The Bank of Montreal last forecasted that the Bank of Canada would keep its overnight lending rate at the historic low of 1 per cent until January of 2013. But now, with the U.S. Federal Reserve being more lenient in their policies, a more uncertain economy here at home, and to top it all off – new mortgage rules – BMO is now saying that the overnight rate is expected to be kept right where it is until July of 2013.
Senior economist, Michael Gregory, says, “The weaker U.S. economy, which is causing the Fed to ease in the first place, does ripple across the border and directly impacts Canada through trade channels and things like that.”
And while Mark Carney has warned many times that household debt due to HELOCs, home equity loans, and consumer debt are the biggest threats to the household economy, many have said that Mr. Carney will raise interest rates sooner rather than later. But, Mr. Gregory says that with the new mortgage rules, that pressure has been taken off Mr. Carney for some time.

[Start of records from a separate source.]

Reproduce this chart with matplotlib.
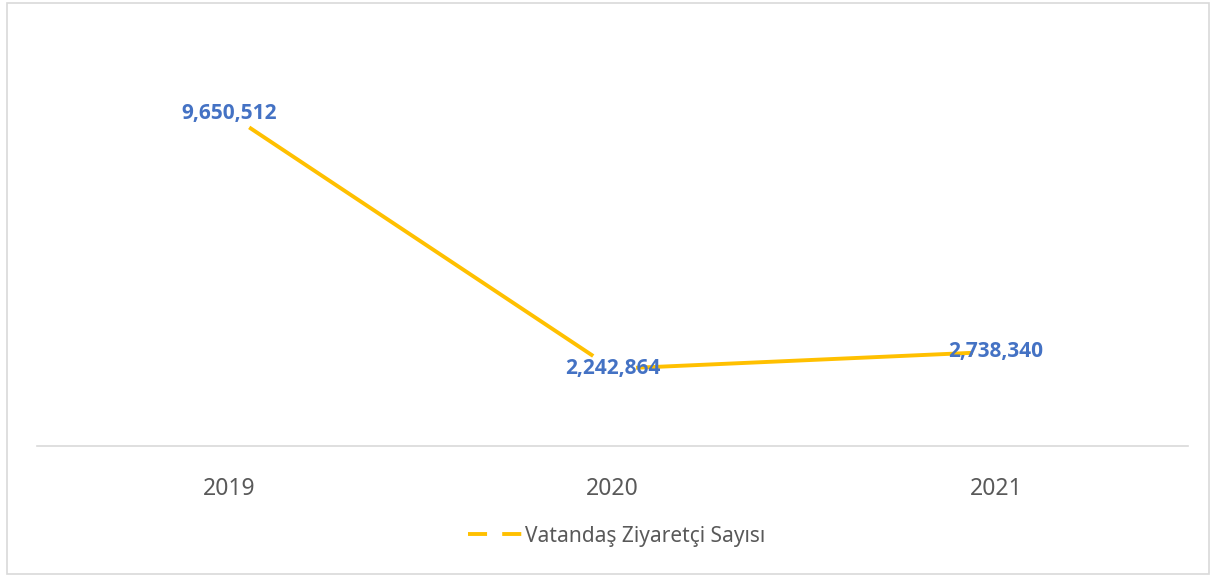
import matplotlib.pyplot as plt
from matplotlib.lines import Line2D
from matplotlib.patches import Rectangle

plt.rcParams['font.family'] = ['Noto Sans', 'DejaVu Sans']

years = ['2019', '2020', '2021']
visitors = [9650512, 2242864, 2738340]
series_name = 'Vatandaş Ziyaretçi Sayısı'

line_color = '#FFC000'
label_color = '#4472C4'
text_color = '#595959'

fig = plt.figure(figsize=(12.14, 5.76), dpi=100)
ax = fig.add_axes([0.0305, 0.2257, 0.948, 0.717])

x = range(len(years))
# white markers hide the line close to each point, as in the source chart
ax.plot(x, visitors, color=line_color, linewidth=2.8, solid_capstyle='butt',
        marker='o', markersize=33, markerfacecolor='white',
        markeredgecolor='white', zorder=2)

for xi, v in zip(x, visitors):
    ax.text(xi, v, f'{v:,}', ha='center', va='center', color=label_color,
            fontsize=15, fontweight='bold', family=['Open Sans', 'DejaVu Sans'],
            zorder=3)

ax.set_xlim(-0.5, len(years) - 0.5)
ax.set_ylim(0, 12000000)
ax.set_xticks(list(x))
ax.set_xticklabels(years, fontsize=16.5, color=text_color)
ax.tick_params(axis='x', length=0, pad=22)
ax.set_yticks([])
for s in ['top', 'left', 'right']:
    ax.spines[s].set_visible(False)
ax.spines['bottom'].set_color('#d9d9d9')
ax.spines['bottom'].set_linewidth(1.2)

handle = Line2D([], [], color=line_color, linewidth=2.8, linestyle=(0, (4.9, 3.9)))
fig.legend([handle], [series_name], loc='center', bbox_to_anchor=(0.508, 0.069),
           frameon=False, fontsize=15, labelcolor=text_color,
           handlelength=2.6, handletextpad=0.15)

fig.patches.append(Rectangle((0.006, 0.004), 0.99, 0.99, transform=fig.transFigure,
                             fill=False, edgecolor='#d9d9d9', linewidth=1.2))

fig.savefig('out.png', dpi=100)
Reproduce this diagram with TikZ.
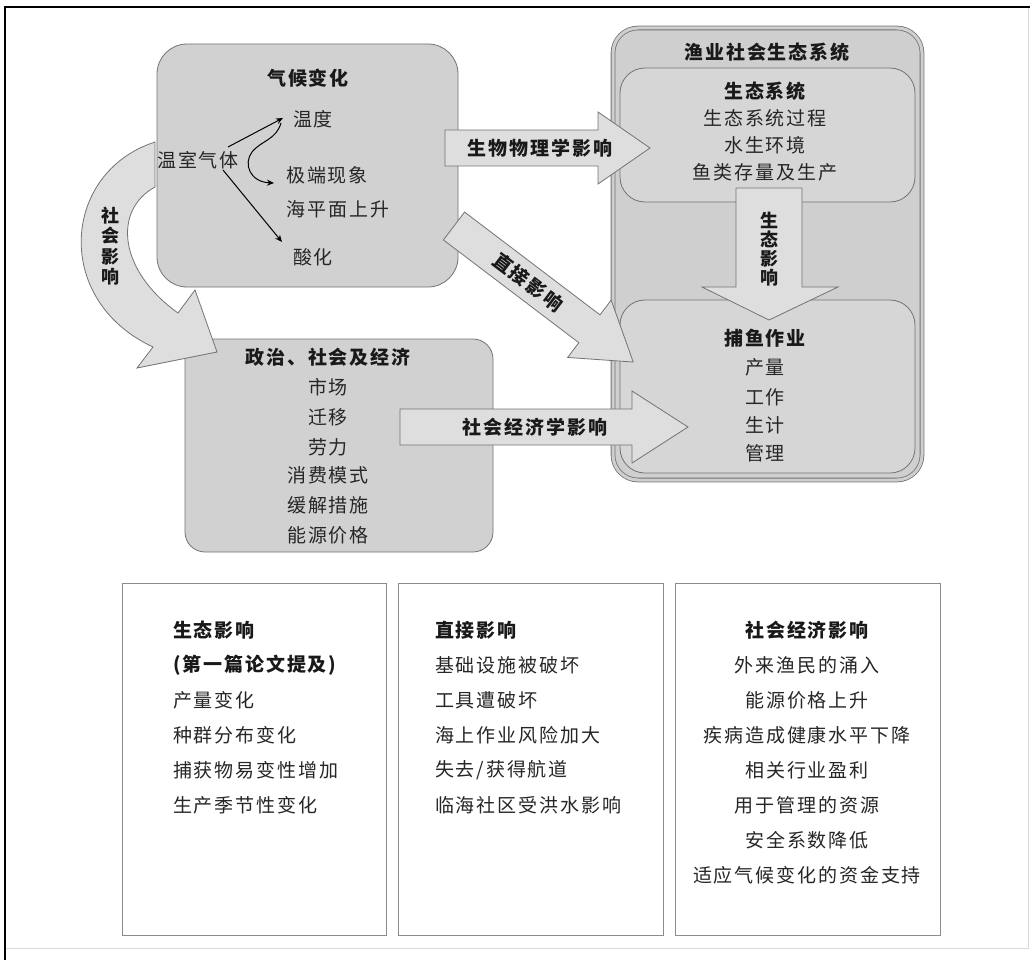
\documentclass[tikz,border=0pt]{standalone}
\usepackage{fontspec}
\newfontfamily\cjk[LetterSpace=10]{Noto Sans CJK SC}
\usetikzlibrary{arrows.meta}
\begin{document}
\begin{tikzpicture}[x=1pt,y=-1pt,
  every node/.style={inner sep=0pt, outer sep=0pt},
  txt/.style={font=\cjk\fontsize{19}{19}\selectfont, text=black!85},
  hd/.style={font=\cjk\bfseries\fontsize{19}{19}\selectfont, text=black!90},
  vtxt/.style={font=\cjk\bfseries\fontsize{18}{20.5}\selectfont, align=center, text=black!90},
  gbox/.style={draw=black!55, fill=black!18, line width=0.8pt},
  wbox/.style={draw=black!45, fill=white, line width=0.9pt},
  barrow/.style={draw=black!55, fill=black!13, line width=0.8pt},
  ptr/.style={-{Stealth[length=7pt,width=6pt]}, line width=1pt, black}]
\useasboundingbox (0,0) rectangle (1035,960);
% frame
\draw[black!15, line width=0.8pt] (1028,7) -- (1028,948) -- (5,948);
\draw[black, line width=1.5pt] (5,960) -- (5,7) -- (1030,7);

% politics box
\node[gbox, rounded corners=20pt, minimum width=308pt, minimum height=213pt] (pol) at (339,445.5) {};
% social impact curved arrow
\draw[barrow] (155,142) .. controls (62,172) and (52,300) .. (153,347) -- (137,368) -- (217,352) -- (195,290) -- (178,313) .. controls (118,270) and (113,210) .. (155,187) -- cycle;
\node[vtxt] (socl) at (110,246) {社\\会\\影\\响};
% climate box
\node[gbox, rounded corners=30pt, minimum width=301pt, minimum height=243pt] (clim) at (307.5,165.5) {};
% fisheries system
\node[draw=black!55, fill=black!19, line width=0.8pt, double=black!19, double distance=3pt, rounded corners=25pt, minimum width=309pt, minimum height=452pt] (fish) at (767.5,254) {};
\node[gbox, fill=black!16, rounded corners=25pt, minimum width=295pt, minimum height=134pt] (eco) at (767.5,135) {};
\node[gbox, fill=black!16, rounded corners=25pt, minimum width=295pt, minimum height=173pt] (fop) at (767.5,386.5) {};

% block arrows
\draw[barrow] (445,130) -- (598,130) -- (598,112) -- (650,148) -- (598,184) -- (598,166) -- (445,166) -- cycle;
\node[hd] (bio) at (540,148) {生物物理学影响};
\draw[barrow] (400,409) -- (632,409) -- (632,391) -- (688,427) -- (632,463) -- (632,445) -- (400,445) -- cycle;
\node[hd] (soe) at (535,427) {社会经济学影响};
\draw[barrow] (736,188) -- (802,188) -- (802,287) -- (838,287) -- (769,320) -- (702,287) -- (736,287) -- cycle;
\node[vtxt, font=\cjk\bfseries\fontsize{18}{19}\selectfont] (ecoi) at (769,249) {生\\态\\影\\响};
\begin{scope}[shift={(454,226)}, rotate=-37.2]
  \draw[barrow] (0,-17.5) -- (170,-17.5) -- (170,-36) -- (225,0) -- (170,36) -- (170,17.5) -- (0,17.5) -- cycle;
  \node[hd, rotate=-37.2] (dir) at (93,0) {直接影响};
\end{scope}

% climate texts
\node[hd] (climt) at (308,78) {气候变化};
\node[txt] (temp) at (313,119) {温度};
\node[txt] (ghg) at (198,160) {温室气体};
\node[txt] (ext) at (327,175) {极端现象};
\node[txt] (sea) at (338,209) {海平面上升};
\node[txt] (acid) at (313,257) {酸化};
\coordinate (g1) at (228,147);
\coordinate (g2) at (223,170);
\coordinate (t1) at (283,118);
\coordinate (a1) at (282,242);
\coordinate (c0) at (281,123);
\coordinate (e1) at (274,183);
\draw[ptr] (g1) -- (t1);
\draw[ptr] (g2) -- (a1);
\draw[ptr] (c0) .. controls (276,140) and (262,140) .. (252,152) .. controls (243,164) and (250,182) .. (e1);

% fisheries texts
\node[hd] (fisht) at (767,52) {渔业社会生态系统};
\node[hd] (ecot) at (765,91) {生态系统};
\node[txt] (eco1) at (765,118) {生态系统过程};
\node[txt] (eco2) at (765,145) {水生环境};
\node[txt] (eco3) at (765,172) {鱼类存量及生产};
\node[hd] (fopt) at (765,338) {捕鱼作业};
\node[txt] (fop1) at (765,367) {产量};
\node[txt] (fop2) at (765,397) {工作};
\node[txt] (fop3) at (765,425) {生计};
\node[txt] (fop4) at (765,453) {管理};

% politics texts
\node[hd] (polt) at (328,357) {政治、社会及经济};
\node[txt] (pol1) at (328,387) {市场};
\node[txt] (pol2) at (328,417) {迁移};
\node[txt] (pol3) at (328,447) {劳力};
\node[txt] (pol4) at (328,475) {消费模式};
\node[txt] (pol5) at (328,505) {缓解措施};
\node[txt] (pol6) at (328,535) {能源价格};

% bottom boxes
\node[wbox, minimum width=264pt, minimum height=352pt] (b1) at (254,759) {};
\node[wbox, minimum width=265pt, minimum height=352pt] (b2) at (530.5,759) {};
\node[wbox, minimum width=265pt, minimum height=352pt] (b3) at (807.5,759) {};

\node[hd, anchor=west] (b1a) at (173,630) {生态影响};
\node[hd, anchor=west] (b1b) at (173,665) {(第一篇论文提及)};
\node[txt, anchor=west] (b1c) at (173,700) {产量变化};
\node[txt, anchor=west] (b1d) at (173,735) {种群分布变化};
\node[txt, anchor=west] (b1e) at (173,770) {捕获物易变性增加};
\node[txt, anchor=west] (b1f) at (173,805) {生产季节性变化};

\node[hd, anchor=west] (b2a) at (435,630) {直接影响};
\node[txt, anchor=west] (b2b) at (435,665) {基础设施被破坏};
\node[txt, anchor=west] (b2c) at (435,700) {工具遭破坏};
\node[txt, anchor=west] (b2d) at (435,735) {海上作业风险加大};
\node[txt, anchor=west] (b2e) at (435,770) {失去/获得航道};
\node[txt, anchor=west] (b2f) at (435,805) {临海社区受洪水影响};

\node[hd] (b3a) at (807,630) {社会经济影响};
\node[txt] (b3b) at (807,665) {外来渔民的涌入};
\node[txt] (b3c) at (807,700) {能源价格上升};
\node[txt] (b3d) at (807,735) {疾病造成健康水平下降};
\node[txt] (b3e) at (807,770) {相关行业盈利};
\node[txt] (b3f) at (807,805) {用于管理的资源};
\node[txt] (b3g) at (807,840) {安全系数降低};
\node[txt] (b3h) at (807,875) {适应气候变化的资金支持};
\end{tikzpicture}
\end{document}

“The tightening of the government’s mortgage insurance rule does serve to act like higher interest rates specifically for that sector,” says Mr. Gregory. “So that takes some of the urgency away from the Bank of Canada to adjust rates any time soon.”
And, Mr. Gregory also says that although the last policy report showed that the Bank of Canada reported a 2.4 per cent annual growth for the Canadian economy through 2013, Mr. Gregory doesn’t think it will be that high; and this will also affect when the Bank raises its rate.
Mr. Gregory said, “I suspect the policy report will show softer growth in Canada, partly because of global factors and in part because of what’s going on in the U.S.” That change Mr. Gregory expects to be made will be announced on July 18, he thinks.
And Mr. Gregory also isn’t the only one at BMO chiming in on how long rates will remain low. Laura Parsons, mortgage expert at BMO, says that even if they do remain low until next summer, they will still rise at some point; and homebuyers should be choosing fixed rates in order to take the most advantage of where rates sit now.
“While interest rates have been at historic lows, the inevitable climb will happen,” she says. “Choosing a fixed mortgage can provide protection against rising rates and make the cost of owning a home more manageable in the long run.”